The Washington Square Duane Reade has run out of Airborne, that slightly suspect “Effervescent Health Formula” that brags it was invented by a teacher. Whether the stuff works or not—I’m unconvinced but take it anyway—it’s cold season, and it’s selling. [It doesn’t work —Ed.] Classes have been two thirds full, truancy caused not by the brief spurts of nice weather, as was my first theory, but by a vicious illness that’s causing we Violets to wilt. The Washington Square construction has proven useful, giving us deep pits that are an ideal final resting place for the dozens of bodies pouring out of Hayden Residence Hall every morning. The Square was originally a Potter’s Field, the site of hangings as late as the 1820s, so it’s nice to see that even in mass graves our freshmen have a taste for the retro.
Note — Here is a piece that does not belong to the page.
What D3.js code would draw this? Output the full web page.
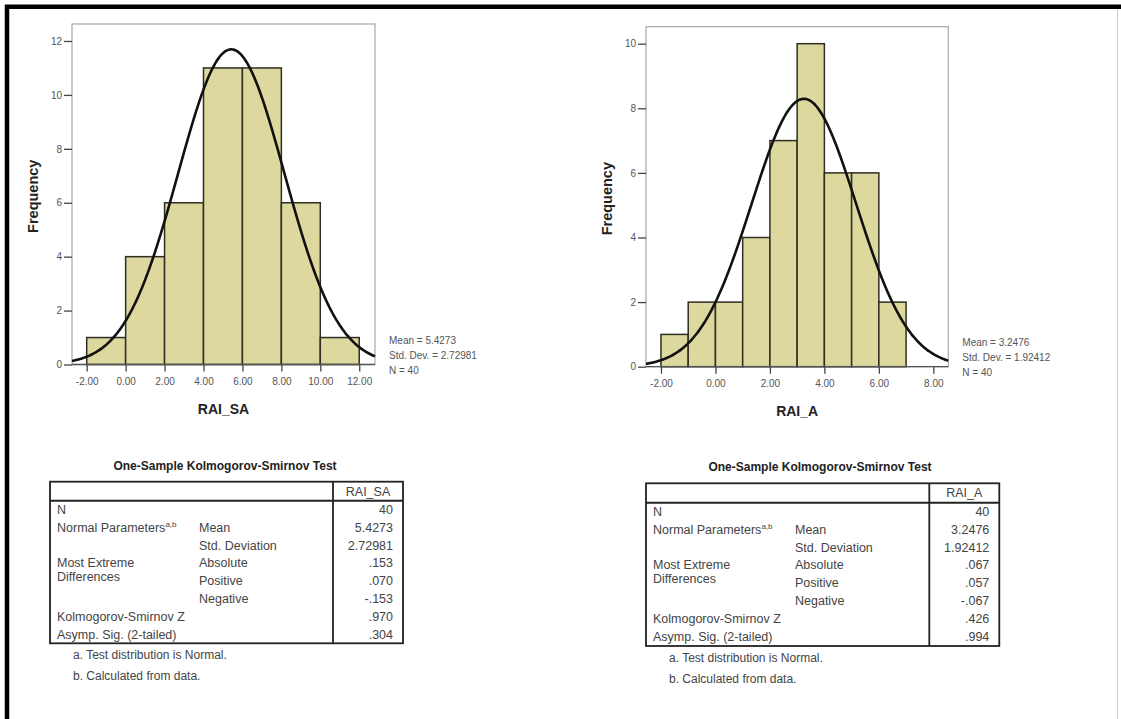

As much as Columbians like to deny it, our schools do have some things in common, including rotten immune systems. If one of our Anthro majors coughs in the Christopher Street station, his collegiate germs race uptown, along the express tracks, to infect one of yours. I was up your way twice this week, and half the people I spoke to were mired in illness. (The other half were French and, like all Continentals overseas, were susceptible only to Colonial diseases, the sort more common in summer.) You are dealing with your poor health in characteristic fashion. My friend Matt, who on a good week gets less sleep than God, has sinusitis, and complained that it hurt to breathe, that his head felt like it was going to explode, and that damn it, he was going to make it to 1020 by eleven. The quinine in his gin and tonic may have softened his illness slightly, but as I said, this is not malaria season. 

I haven’t seen the statistics, but based on wild conjecture I estimate 19% of the Columbia undergraduate body will not see Spring. Most will expire at Butler desks or 1020 booths, while the rest will be forced by a stern physician to seek better climate. I implore all of you to take care of yourselves—even if you must spend Spring Break catching up on reading, you don’t need to do it with a cold. I’ll propose that our student government send a goodwill airlift of Airborne once we are restocked, and in the mean time, get some sleep before you start retching up lungs.